Provided data:
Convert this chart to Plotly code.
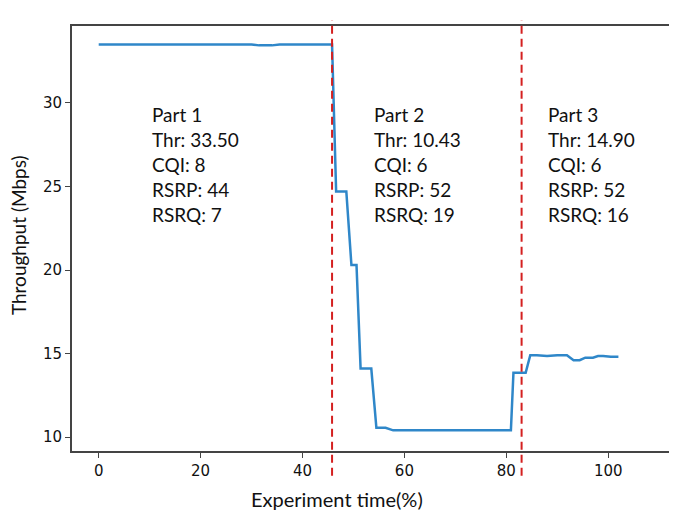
import plotly.graph_objects as go

# Data
time_pct = [0, 30, 31.5, 34, 35.5, 45.8, 46.6, 48.6, 49.6, 50.6, 51.4, 53.5, 54.5, 56.3, 57.8,
            80.9, 81.4, 83.8, 84.7, 86, 88, 90, 91.9, 93.2, 94.4, 95.5, 97, 98, 99, 100.5, 102]
throughput = [33.5, 33.5, 33.45, 33.45, 33.5, 33.5, 24.7, 24.7, 20.3, 20.3, 14.1, 14.1, 10.55, 10.55, 10.4,
              10.4, 13.85, 13.85, 14.9, 14.9, 14.85, 14.9, 14.9, 14.6, 14.6, 14.75, 14.75, 14.85, 14.85, 14.8, 14.8]

boundaries = [45.8, 83.0]

part_labels = [
    ["Part 1", "Thr: 33.50", "CQI: 8", "RSRP: 44", "RSRQ: 7"],
    ["Part 2", "Thr: 10.43", "CQI: 6", "RSRP: 52", "RSRQ: 19"],
    ["Part 3", "Thr: 14.90", "CQI: 6", "RSRP: 52", "RSRQ: 16"],
]
part_x = [10.0, 53.6, 87.8]
line_top_y = 29.3
line_step = 1.5

x_ticks = [0, 20, 40, 60, 80, 100]
y_ticks = [10, 15, 20, 25, 30]

fig = go.Figure()
fig.add_trace(go.Scatter(x=time_pct, y=throughput, mode="lines",
                         line=dict(color="#2f87c9", width=2.5), showlegend=False))

for b in boundaries:
    fig.add_shape(type="line", xref="x", yref="paper", x0=b, x1=b, y0=-0.058, y1=1.013,
                  line=dict(color="#d42020", width=2, dash="8px,5px"))

for px, labels in zip(part_x, part_labels):
    for i, t in enumerate(labels):
        fig.add_annotation(x=px, y=line_top_y - i * line_step, xref="x", yref="y",
                           text=t, showarrow=False, xanchor="left", yanchor="middle",
                           font=dict(family="Lato, Open Sans, sans-serif", size=19, color="#111"))

fig.add_annotation(text="Experiment time(%)", xref="paper", yref="paper", x=0.438, y=-0.114,
                   xanchor="center", yanchor="middle", showarrow=False,
                   font=dict(family="Lato, Open Sans, sans-serif", size=20, color="#111"))
fig.add_annotation(text="Throughput (Mbps)", xref="paper", yref="paper", x=-0.0893, y=0.508,
                   xanchor="center", yanchor="middle", showarrow=False, textangle=-90,
                   font=dict(family="Lato, Open Sans, sans-serif", size=19, color="#111"))

fig.update_layout(
    width=669, height=507,
    margin=dict(l=64, r=0, t=17.5, b=63.7),
    plot_bgcolor="white", paper_bgcolor="white",
    font=dict(family="DejaVu Sans, sans-serif", size=15, color="#111"),
)
fig.update_xaxes(range=[-5.24, 113.5], tickvals=x_ticks, showgrid=False, zeroline=False,
                 showline=True, linecolor="#444", linewidth=1.8, mirror=True,
                 ticks="outside", ticklen=5, tickcolor="#444", automargin=False)
fig.update_yaxes(range=[9.163, 34.61], tickvals=y_ticks, showgrid=False, zeroline=False,
                 showline=True, linecolor="#444", linewidth=1.8,
                 ticks="outside", ticklen=5, tickcolor="#444", automargin=False)

fig.write_html("out.html")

To be done:
With the pictures left out, restate word for word every line of the data above, from the first down to the line that contains "import plotly.graph_objects as go".

Response:
Convert this chart to Plotly code.
import plotly.graph_objects as go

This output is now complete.